Even the obelisks of Egypt have their counterpart in America.

Quoting from Molina ("History of Chili," tom. i., p. 169), McCullough writes, "Between the hills of Mendoza and La Punta is a pillar of stone one hundred and fifty feet high, and twelve feet in diameter." ("Researches," pp. 171, 172.) The columns of Copan stand detached and solitary, so do the obelisks of Egypt; both are square or four-sided, and covered with sculpture. (Bancroft's "Native Races," vol. v., p. 60.)

In a letter by Jomard, quoted by Delafield, we read,

"I have recognized in your memoir on the division of time among the Mexican nations, compared with those of Asia, some very striking analogies between the Toltec characters and institutions observed on the banks of the Nile. Among these analogies there is one which is worthy of attention—it is the use of the vague year of three hundred and sixty-five days, composed of equal months, and of five complementary days, equally employed at Thebes and Mexico—a distance of three thousand leagues.… In reality, the intercalation of the Mexicans being thirteen days on each cycle of fifty-two years, comes to the same thing as that of the Julian calendar, which is one day in four years; and consequently supposes the duration of the year to be three hundred and sixty-five days six hours. Now such was the length of the year among the Egyptians—they intercalated an entire year of three hundred and seventy-five days every one thousand four hundred and sixty years.… The fact of the intercalation (by the Mexicans) of thirteen days every cycle—that is, the use of a year of three hundred and sixty-five days and a quarter—is a proof that it was borrowed from the Egyptians, or that they had a common origin." ("Antiquities of America," pp. 52, 53.)

The Mexican century began on the 26th of February, and the 26th of February was celebrated from the time of Nabonassor, 747 B.C., because the Egyptian priests, conformably to their astronomical observations, had fixed the beginning of the month Toth, and the commencement of their year, at noon on that day. The five intercalated days to make up the three hundred and sixty-five days were called by the Mexicans Nemontemi, or useless, and on them they transacted no business; while the Egyptians, during that epoch, celebrated the festival of the birth of their gods, as attested by Plutarch and others.

It will be conceded that a considerable degree of astronomical knowledge must have been necessary to reach the conclusion that the true year consisted of three hundred and sixty-five days and six hours (modern science has demonstrated that it consists of three hundred and sixty-five days and five hours, less ten seconds); and a high degree of civilization was requisite to insist that the year must be brought around, by the intercalation of a certain number of days in a certain period of time, to its true relation to the seasons. Both were the outgrowth of a vast, ancient civilization of the highest order, which transmitted some part of its astronomical knowledge to its colonies through their respective priesthoods.

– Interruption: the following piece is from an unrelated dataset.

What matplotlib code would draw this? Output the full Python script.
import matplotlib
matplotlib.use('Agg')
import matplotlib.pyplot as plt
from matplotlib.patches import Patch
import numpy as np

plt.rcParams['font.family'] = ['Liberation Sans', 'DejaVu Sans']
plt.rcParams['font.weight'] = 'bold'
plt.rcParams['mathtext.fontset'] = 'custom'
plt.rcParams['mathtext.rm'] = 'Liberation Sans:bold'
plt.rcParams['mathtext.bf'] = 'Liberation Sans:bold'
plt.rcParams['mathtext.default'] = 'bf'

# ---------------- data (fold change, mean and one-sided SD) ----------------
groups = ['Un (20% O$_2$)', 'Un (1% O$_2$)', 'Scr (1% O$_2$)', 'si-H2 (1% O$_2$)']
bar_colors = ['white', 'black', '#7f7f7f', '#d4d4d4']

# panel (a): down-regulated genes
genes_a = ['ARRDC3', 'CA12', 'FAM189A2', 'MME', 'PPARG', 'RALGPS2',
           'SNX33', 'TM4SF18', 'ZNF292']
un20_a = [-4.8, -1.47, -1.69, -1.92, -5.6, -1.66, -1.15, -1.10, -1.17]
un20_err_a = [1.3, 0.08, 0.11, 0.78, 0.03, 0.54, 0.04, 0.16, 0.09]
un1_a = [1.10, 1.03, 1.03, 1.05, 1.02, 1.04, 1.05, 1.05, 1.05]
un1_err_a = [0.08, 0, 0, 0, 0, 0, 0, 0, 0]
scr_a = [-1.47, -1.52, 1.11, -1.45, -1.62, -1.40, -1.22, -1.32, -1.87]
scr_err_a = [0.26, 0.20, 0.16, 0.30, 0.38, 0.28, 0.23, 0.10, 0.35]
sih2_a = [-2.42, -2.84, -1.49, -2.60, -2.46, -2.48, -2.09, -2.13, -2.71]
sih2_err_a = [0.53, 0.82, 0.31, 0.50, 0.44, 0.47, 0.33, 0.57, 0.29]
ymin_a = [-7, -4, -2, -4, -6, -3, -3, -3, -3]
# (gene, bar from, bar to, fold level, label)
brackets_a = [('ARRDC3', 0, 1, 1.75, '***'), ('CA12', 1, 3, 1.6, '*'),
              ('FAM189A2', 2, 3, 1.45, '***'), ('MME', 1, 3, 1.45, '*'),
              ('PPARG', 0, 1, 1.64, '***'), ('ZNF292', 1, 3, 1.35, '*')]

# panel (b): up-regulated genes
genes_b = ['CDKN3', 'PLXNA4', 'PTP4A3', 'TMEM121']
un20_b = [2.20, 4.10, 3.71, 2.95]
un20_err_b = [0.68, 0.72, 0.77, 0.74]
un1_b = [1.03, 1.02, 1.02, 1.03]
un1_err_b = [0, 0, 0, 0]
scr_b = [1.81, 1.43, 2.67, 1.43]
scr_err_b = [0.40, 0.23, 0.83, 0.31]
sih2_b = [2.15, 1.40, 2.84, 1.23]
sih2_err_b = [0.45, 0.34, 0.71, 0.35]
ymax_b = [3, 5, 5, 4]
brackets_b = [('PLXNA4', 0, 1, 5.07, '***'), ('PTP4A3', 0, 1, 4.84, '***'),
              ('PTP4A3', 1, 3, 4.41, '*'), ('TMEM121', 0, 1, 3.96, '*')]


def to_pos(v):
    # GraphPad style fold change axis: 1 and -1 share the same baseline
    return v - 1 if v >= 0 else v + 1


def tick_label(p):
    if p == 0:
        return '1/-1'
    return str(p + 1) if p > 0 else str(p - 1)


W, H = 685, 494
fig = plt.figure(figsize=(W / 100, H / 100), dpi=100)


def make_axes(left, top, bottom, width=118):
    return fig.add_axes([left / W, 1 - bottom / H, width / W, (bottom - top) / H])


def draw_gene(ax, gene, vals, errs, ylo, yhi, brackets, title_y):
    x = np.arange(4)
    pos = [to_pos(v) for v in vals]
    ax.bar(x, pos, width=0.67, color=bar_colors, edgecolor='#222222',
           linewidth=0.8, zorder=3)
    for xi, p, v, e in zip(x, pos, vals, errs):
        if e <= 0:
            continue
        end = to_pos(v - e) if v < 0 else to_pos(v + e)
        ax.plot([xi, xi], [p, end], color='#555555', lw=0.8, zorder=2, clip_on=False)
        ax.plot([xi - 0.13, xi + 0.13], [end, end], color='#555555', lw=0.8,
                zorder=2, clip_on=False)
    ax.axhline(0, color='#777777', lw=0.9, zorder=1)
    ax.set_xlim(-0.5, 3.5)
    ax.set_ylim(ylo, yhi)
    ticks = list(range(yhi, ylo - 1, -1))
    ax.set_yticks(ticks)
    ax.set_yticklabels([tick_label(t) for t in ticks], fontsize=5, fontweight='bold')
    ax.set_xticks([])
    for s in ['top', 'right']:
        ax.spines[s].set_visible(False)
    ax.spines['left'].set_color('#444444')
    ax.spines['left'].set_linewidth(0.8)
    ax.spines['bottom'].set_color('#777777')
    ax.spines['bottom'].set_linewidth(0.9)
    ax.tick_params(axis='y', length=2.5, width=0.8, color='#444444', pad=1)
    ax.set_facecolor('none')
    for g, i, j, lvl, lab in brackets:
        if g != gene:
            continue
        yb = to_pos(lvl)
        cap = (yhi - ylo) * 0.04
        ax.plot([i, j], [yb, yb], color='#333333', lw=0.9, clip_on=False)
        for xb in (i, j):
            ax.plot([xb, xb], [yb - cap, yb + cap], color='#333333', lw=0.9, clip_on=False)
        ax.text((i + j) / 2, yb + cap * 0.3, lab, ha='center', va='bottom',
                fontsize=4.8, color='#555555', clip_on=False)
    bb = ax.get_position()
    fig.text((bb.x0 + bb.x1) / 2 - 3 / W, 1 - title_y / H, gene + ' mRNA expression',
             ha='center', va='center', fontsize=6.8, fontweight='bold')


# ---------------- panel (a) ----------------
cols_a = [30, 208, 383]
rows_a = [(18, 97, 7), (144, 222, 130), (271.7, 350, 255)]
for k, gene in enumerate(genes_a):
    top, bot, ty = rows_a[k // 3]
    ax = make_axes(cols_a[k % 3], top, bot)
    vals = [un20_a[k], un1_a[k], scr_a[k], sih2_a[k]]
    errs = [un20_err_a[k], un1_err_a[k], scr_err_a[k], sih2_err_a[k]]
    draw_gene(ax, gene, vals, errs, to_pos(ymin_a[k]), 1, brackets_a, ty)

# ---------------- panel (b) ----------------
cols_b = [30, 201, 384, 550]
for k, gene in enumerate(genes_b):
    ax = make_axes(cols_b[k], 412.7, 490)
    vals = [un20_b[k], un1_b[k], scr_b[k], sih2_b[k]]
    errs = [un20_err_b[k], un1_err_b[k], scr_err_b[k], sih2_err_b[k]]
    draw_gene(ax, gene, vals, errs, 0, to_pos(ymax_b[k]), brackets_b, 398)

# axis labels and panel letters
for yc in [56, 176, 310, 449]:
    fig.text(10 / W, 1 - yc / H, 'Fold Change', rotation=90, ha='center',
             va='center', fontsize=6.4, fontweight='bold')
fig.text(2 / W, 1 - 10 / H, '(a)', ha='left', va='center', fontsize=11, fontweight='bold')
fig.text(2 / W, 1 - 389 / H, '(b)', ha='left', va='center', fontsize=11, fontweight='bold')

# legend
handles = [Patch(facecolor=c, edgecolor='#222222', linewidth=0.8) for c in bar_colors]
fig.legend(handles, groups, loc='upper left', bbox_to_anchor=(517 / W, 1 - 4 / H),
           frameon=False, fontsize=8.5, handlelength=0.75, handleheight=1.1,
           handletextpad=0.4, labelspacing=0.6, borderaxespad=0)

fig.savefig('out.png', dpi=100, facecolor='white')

Can we, in the presence of such facts, doubt the statements of the Egyptian priests to Solon, as to the glory and greatness of Atlantis, its monuments, its sculpture, its laws, its religion, its civilization?

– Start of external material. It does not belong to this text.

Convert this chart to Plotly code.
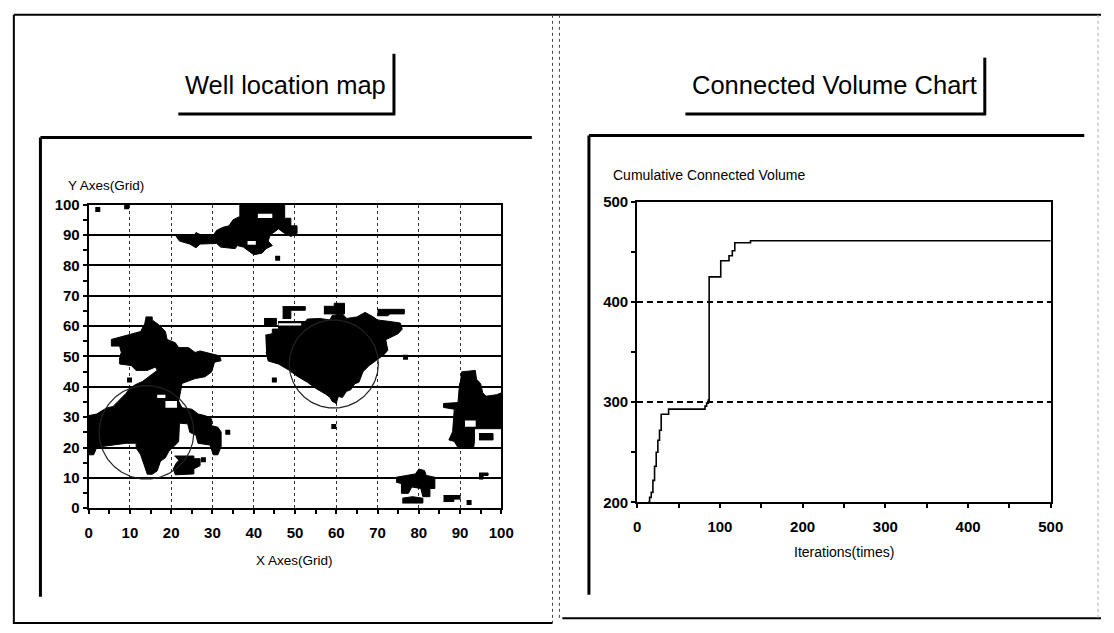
import numpy as np
import plotly.graph_objects as go

W, H = 1114, 633

# ---------------- Connected Volume Chart data ----------------
ITERATIONS = [13, 15, 17, 19, 21, 23, 25, 27, 29, 38, 82, 84, 86, 87, 101, 111, 115, 118, 137, 500]
CONNECTED_VOLUME = [200, 205, 210, 222, 236, 250, 262, 272, 288, 293, 296, 299, 302, 425,
                    441, 446, 451, 459, 461, 461]

# ---------------- Well location map data (grid units) ----------------
# connected sand bodies, outlined cell by cell
BLOB_WEST_X = [13.8, 15.4, 15.4, 17.0, 18.6, 19.0, 21.0, 21.8, 24.2, 25.8, 27.0, 29.8, 31.7, 32.1,
               30.5, 29.8, 28.2, 25.8, 22.6, 22.2, 21.8, 22.6, 25.0, 26.6, 28.2, 29.8, 29.8, 31.3,
               32.1, 32.1, 31.3, 30.2, 29.4, 26.5, 26.0, 24.5, 24.0, 22.0, 21.8, 19.4, 18.6, 17.4,
               16.6, 15.4, 14.2, 13.4, 12.6, 11.5, 11.5, 9.1, 3.1, 1.9, 1.2, 0.0, 0.0, 1.9, 3.1,
               4.3, 5.9, 7.5, 9.1, 9.9, 11.5, 13.0, 15.0, 16.6, 16.2, 14.2, 11.5, 10.3, 7.5, 7.5,
               7.9, 7.5, 5.5, 5.5, 9.9, 12.6, 13.4]
BLOB_WEST_Y = [63.0, 63.0, 62.0, 60.4, 58.2, 55.6, 54.5, 52.9, 52.9, 51.3, 51.8, 50.7, 50.2, 48.6,
               48.1, 44.9, 43.3, 42.7, 41.1, 37.9, 35.3, 33.1, 32.6, 31.0, 30.5, 29.4, 27.2, 26.7,
               25.1, 20.3, 17.6, 17.6, 20.8, 21.4, 24.0, 25.0, 27.8, 28.0, 21.9, 18.7, 16.6, 15.5,
               12.3, 11.2, 11.2, 14.4, 17.6, 19.8, 21.4, 21.4, 20.3, 19.8, 17.6, 17.6, 30.5, 31.0,
               32.0, 33.0, 33.5, 35.8, 37.9, 39.5, 40.8, 41.7, 43.8, 45.4, 46.5, 45.4, 45.4, 47.0,
               47.5, 49.7, 51.3, 53.4, 53.4, 55.6, 57.2, 58.2, 60.4]

BLOB_SOUTH_X = [20.8, 25.5, 25.5, 27.0, 27.0, 25.5, 25.5, 21.0, 20.5, 21.3, 21.8]
BLOB_SOUTH_Y = [17.2, 17.2, 16.3, 16.3, 14.0, 13.0, 11.3, 11.0, 13.0, 15.0, 15.6]

BLOB_NORTH_X = [36.5, 47.5, 47.5, 49.0, 49.0, 50.5, 50.5, 49.0, 47.5, 46.0, 44.0, 43.5, 44.5, 43.0,
                42.0, 40.0, 38.5, 37.5, 36.0, 35.5, 32.0, 31.0, 27.0, 26.0, 24.5, 22.0, 21.2, 25.5,
                26.0, 27.5, 30.0, 31.0, 32.5, 34.0, 35.0, 36.5]
BLOB_NORTH_Y = [100, 100, 95.5, 95.5, 93.0, 93.0, 90.5, 89.5, 90.5, 92.0, 90.0, 88.0, 86.5, 85.5,
                84.0, 83.5, 85.0, 86.0, 86.5, 85.5, 86.0, 87.2, 87.0, 85.8, 87.0, 88.0, 89.5, 89.5,
                90.8, 89.8, 89.5, 91.5, 92.5, 93.0, 95.0, 96.0]

BLOB_CENTRE_X = [42.8, 44.5, 44.5, 46.0, 46.0, 52.5, 53.0, 56.0, 58.5, 59.0, 61.5, 62.5, 65.0,
                 67.0, 69.0, 70.0, 73.0, 75.5, 76.0, 75.0, 73.5, 72.0, 72.5, 71.5, 70.0, 68.0,
                 66.5, 65.5, 64.5, 63.5, 62.5, 61.5, 60.5, 60.0, 59.0, 58.5, 57.5, 55.0, 53.0,
                 50.5, 48.5, 46.0, 43.5, 43.0]
BLOB_CENTRE_Y = [57.0, 57.5, 59.0, 59.0, 61.5, 61.5, 62.3, 62.5, 62.0, 63.5, 64.0, 62.5, 63.0,
                 64.5, 63.0, 62.0, 61.5, 61.0, 59.0, 57.5, 56.5, 55.5, 52.0, 50.5, 49.0, 47.0,
                 45.0, 41.5, 41.0, 39.0, 38.5, 36.5, 36.8, 34.5, 35.2, 36.5, 37.5, 39.5, 41.5,
                 43.5, 45.5, 47.5, 48.5, 51.5]

PATCH_CENTRE_A_X = [42.5, 45.5, 45.5, 42.5]
PATCH_CENTRE_A_Y = [60.5, 60.5, 62.5, 62.5]
PATCH_CENTRE_B_X = [47.0, 49.0, 49.0, 52.5, 52.5, 47.0]
PATCH_CENTRE_B_Y = [62.5, 62.5, 65.2, 65.2, 66.4, 66.4]
PATCH_CENTRE_C_X = [57.0, 59.5, 59.5, 62.0, 62.0, 57.0]
PATCH_CENTRE_C_Y = [66.5, 66.5, 67.5, 67.5, 64.0, 64.0]
PATCH_CENTRE_D_X = [70.0, 72.5, 73.0, 76.5, 76.5, 70.0]
PATCH_CENTRE_D_Y = [63.4, 63.4, 64.0, 64.0, 65.5, 65.5]

BLOB_EAST_X = [90.3, 93.7, 94.0, 95.0, 95.5, 96.3, 98.9, 100.0, 100.0, 93.5, 93.5, 93.3, 89.5,
               88.6, 87.3, 88.2, 88.6, 86.0, 86.0, 89.5, 89.9]
BLOB_EAST_Y = [44.9, 45.4, 42.5, 41.0, 38.0, 36.9, 37.4, 38.0, 26.2, 26.2, 22.0, 20.0, 20.0,
               22.0, 22.5, 25.2, 32.6, 33.2, 34.5, 34.8, 41.2]
BAR_EAST_X = [94.6, 98.0, 98.0, 94.6]
BAR_EAST_Y = [22.5, 22.5, 24.6, 24.6]

BLOB_SE_X = [74.5, 79.2, 80.0, 81.4, 81.8, 83.9, 83.9, 82.7, 82.7, 81.0, 80.5, 78.3, 77.5, 75.8,
             75.8, 74.5]
BLOB_SE_Y = [10.2, 11.3, 12.9, 12.4, 10.8, 10.2, 6.5, 6.5, 3.8, 3.8, 6.5, 7.0, 4.9, 4.9, 8.1, 8.6]
PATCH_SE_X = [76.0, 81.0, 81.0, 78.5, 76.0]
PATCH_SE_Y = [1.7, 1.7, 3.3, 3.8, 3.3]
PATCH_S_X = [86.0, 88.5, 88.5, 90.0, 90.0, 86.0]
PATCH_S_Y = [2.2, 2.2, 3.0, 3.0, 4.2, 4.2]
PATCH_E_X = [94.6, 95.6, 95.6, 96.8, 96.8, 94.6]
PATCH_E_Y = [9.6, 9.6, 10.8, 10.8, 11.6, 11.6]

# unconnected cells inside bodies
HOLES = [
    ([41.0, 44.5, 44.5, 41.0], [95.6, 95.6, 97.0, 97.0]),
    ([38.5, 40.5, 40.5, 38.5], [86.8, 86.8, 88.0, 88.0]),
    ([16.6, 18.6, 18.6, 16.6], [36.3, 36.3, 37.4, 37.4]),
    ([18.6, 21.4, 21.4, 18.6], [33.1, 33.1, 35.3, 35.3]),
    ([91.2, 93.8, 93.8, 91.2], [26.8, 26.8, 28.9, 28.9]),
    ([46.0, 51.5, 51.5, 46.0], [60.2, 60.2, 60.9, 60.9]),
]

# single isolated cells
CELL_X = [2.2, 9.2, 45.8, 45.0, 59.4, 33.7, 27.8, 9.9, 76.8, 92.2]
CELL_Y = [98.4, 99.3, 82.3, 42.2, 26.9, 25.0, 16.0, 42.2, 49.7, 1.9]

# well drainage circles: centre (grid) and radius (grid units, vertical)
WELL_X = [14.0, 59.4]
WELL_Y = [25.0, 47.5]
WELL_R = [15.4, 14.5]

# ---------------- layout geometry (pixels) ----------------
LEFT_BOX = (86, 505, 201, 513)     # x0, x1, ytop, ybottom
RIGHT_BOX = (643, 1063, 198, 507)


def dom_x(b):
    return [b[0] / W, b[1] / W]


def dom_y(b):
    return [1 - b[3] / H, 1 - b[2] / H]


def px(x):
    return x / W


def py(y):
    return 1 - y / H


SANS = "Liberation Sans, Arial, sans-serif"
tick_font = dict(family=SANS, size=15, color="black", weight="bold")

fig = go.Figure()

blobs = [
    (BLOB_WEST_X, BLOB_WEST_Y), (BLOB_SOUTH_X, BLOB_SOUTH_Y), (BLOB_NORTH_X, BLOB_NORTH_Y),
    (BLOB_CENTRE_X, BLOB_CENTRE_Y), (PATCH_CENTRE_A_X, PATCH_CENTRE_A_Y),
    (PATCH_CENTRE_B_X, PATCH_CENTRE_B_Y), (PATCH_CENTRE_C_X, PATCH_CENTRE_C_Y),
    (PATCH_CENTRE_D_X, PATCH_CENTRE_D_Y), (BLOB_EAST_X, BLOB_EAST_Y),
    (BLOB_SE_X, BLOB_SE_Y), (PATCH_SE_X, PATCH_SE_Y), (PATCH_S_X, PATCH_S_Y),
    (PATCH_E_X, PATCH_E_Y),
]
for bx, by in blobs:
    fig.add_trace(go.Scatter(x=bx, y=by, mode="lines", fill="toself", fillcolor="black",
                             line=dict(color="black", width=1), hoverinfo="skip",
                             showlegend=False, xaxis="x", yaxis="y"))
for hx, hy in HOLES:
    fig.add_trace(go.Scatter(x=hx, y=hy, mode="lines", fill="toself", fillcolor="white",
                             line=dict(color="white", width=0), hoverinfo="skip",
                             showlegend=False, xaxis="x", yaxis="y"))
fig.add_trace(go.Scatter(x=BAR_EAST_X, y=BAR_EAST_Y, mode="lines", fill="toself",
                         fillcolor="black", line=dict(color="black", width=1),
                         hoverinfo="skip", showlegend=False, xaxis="x", yaxis="y"))
fig.add_trace(go.Scatter(x=CELL_X, y=CELL_Y, mode="markers",
                         marker=dict(symbol="square", size=5, color="black"),
                         hoverinfo="skip", showlegend=False, xaxis="x", yaxis="y"))

# circles are round on screen, so convert the vertical radius to x grid units
ppu_x = (LEFT_BOX[1] - LEFT_BOX[0]) / 100.0
ppu_y = (LEFT_BOX[3] - LEFT_BOX[2]) / 100.0
theta = np.linspace(0, 2 * np.pi, 181)
for cx, cy, r in zip(WELL_X, WELL_Y, WELL_R):
    rx = r * ppu_y / ppu_x
    fig.add_trace(go.Scatter(x=cx + rx * np.cos(theta), y=cy + r * np.sin(theta), mode="lines",
                             line=dict(color="#222", width=1.2), hoverinfo="skip",
                             showlegend=False, xaxis="x", yaxis="y"))

fig.add_trace(go.Scatter(x=ITERATIONS, y=CONNECTED_VOLUME, mode="lines", line_shape="hv",
                         line=dict(color="black", width=1.6), hoverinfo="skip",
                         showlegend=False, xaxis="x2", yaxis="y2"))

axis_common = dict(showline=True, linecolor="black", linewidth=2, mirror=True,
                   zeroline=False, ticks="outside", ticklen=4, tickwidth=1.5,
                   tickcolor="black", tickfont=tick_font, fixedrange=True)
inner_ticks = dict(showline=False, showgrid=False, zeroline=False, ticks="inside", ticklen=4,
                   tickwidth=1.5, tickcolor="black", showticklabels=False, fixedrange=True)

fig.update_layout(
    width=W, height=H, margin=dict(l=0, r=0, t=0, b=0),
    paper_bgcolor="white", plot_bgcolor="white", showlegend=False,
    xaxis=dict(domain=dom_x(LEFT_BOX), anchor="y", range=[0, 100], dtick=10, tick0=0,
               showgrid=True, gridcolor="#333", griddash="dot", gridwidth=1,
               ticklabelstandoff=6,
               minor=dict(dtick=5, ticks="outside", ticklen=4, tickwidth=1.5,
                          tickcolor="black", showgrid=False), **axis_common),
    yaxis=dict(domain=dom_y(LEFT_BOX), anchor="x", range=[0, 100], dtick=10, tick0=0,
               showgrid=True, gridcolor="black", gridwidth=1.5,
               minor=dict(dtick=5, ticks="outside", ticklen=4, tickwidth=1.5,
                          tickcolor="black", showgrid=False), **axis_common),
    xaxis3=dict(overlaying="x", anchor="y", range=[0, 100], dtick=5, tick0=0, **inner_ticks),
    yaxis3=dict(overlaying="y", anchor="x", range=[0, 100], dtick=5, tick0=0, **inner_ticks),
    xaxis2=dict(domain=dom_x(RIGHT_BOX), anchor="y2", range=[0, 500], dtick=100, tick0=0,
                showgrid=False, ticklabelstandoff=6,
                minor=dict(dtick=50, ticks="outside", ticklen=4, tickwidth=1.5,
                           tickcolor="black", showgrid=False), **axis_common),
    yaxis2=dict(domain=dom_y(RIGHT_BOX), anchor="x2", range=[200, 500], dtick=100, tick0=200,
                showgrid=True, gridcolor="black", gridwidth=1.5, griddash="6px,4px",
                minor=dict(dtick=50, ticks="outside", ticklen=4, tickwidth=1.5,
                           tickcolor="black", showgrid=False), **axis_common),
    xaxis4=dict(overlaying="x2", anchor="y2", range=[0, 500], dtick=50, tick0=0, **inner_ticks),
    yaxis4=dict(overlaying="y2", anchor="x2", range=[200, 500], dtick=50, tick0=200,
                **inner_ticks),
)

# panel frames and title plates
shapes = []


def seg(x0, y0, x1, y1, width=2, dash="solid", color="black"):
    shapes.append(dict(type="line", xref="paper", yref="paper", x0=px(x0), y0=py(y0),
                       x1=px(x1), y1=py(y1), line=dict(color=color, width=width, dash=dash)))


seg(10, 6, 1114, 6, 2)
seg(10, 6, 10, 632, 2)
seg(10, 631, 557, 631, 2)
seg(557, 6, 557, 631, 1, "dot", "#444")
seg(564, 6, 564, 626, 1, "dot", "#444")
seg(567, 626, 1114, 626, 2)
seg(1111, 6, 1111, 626, 1, "dot", "#aaa")
# title plates
seg(177, 108, 397, 108, 3)
seg(396, 46, 396, 109, 3)
seg(692, 108, 997, 108, 3)
seg(996, 50, 996, 109, 3)
# chart frames
seg(37, 132, 536, 132, 3)
seg(37, 132, 37, 604, 3)
seg(594, 130, 1097, 130, 3)
seg(594, 130, 594, 602, 3)
fig.update_layout(shapes=shapes)

ann = [
    dict(text="Well location map", x=px(286), y=py(78), font=dict(family=SANS, size=25.5)),
    dict(text="Connected Volume Chart", x=px(843), y=py(78), font=dict(family=SANS, size=25.5)),
    dict(text="Y Axes(Grid)", x=px(63), y=py(181), xanchor="left",
         font=dict(family=SANS, size=13.5)),
    dict(text="X Axes(Grid)", x=px(295), y=py(567), font=dict(family=SANS, size=13.5)),
    dict(text="Cumulative Connected Volume", x=px(616), y=py(171), xanchor="left",
         font=dict(family=SANS, size=14)),
    dict(text="Iterations(times)", x=px(853), y=py(558), font=dict(family=SANS, size=14)),
]
for a in ann:
    a.setdefault("xanchor", "center")
    a.update(xref="paper", yref="paper", yanchor="middle", showarrow=False)
    a["font"]["color"] = "black"
fig.update_layout(annotations=ann)

fig.write_html("out.html")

In Egypt we have the oldest of the Old World children of Atlantis; in her magnificence we have a testimony to the development attained by the parent country; by that country whose kings were the gods of succeeding nations, and whose kingdom extended to the uttermost ends of the earth.

The Egyptian historian, Manetho, referred to a period of thirteen thousand nine hundred years as "the reign of the gods," and placed this period at the very beginning of Egyptian history. These thirteen thousand nine hundred years were probably a recollection of Atlantis. Such a lapse of time, vast as it may appear, is but as a day compared with some of our recognized geological epochs.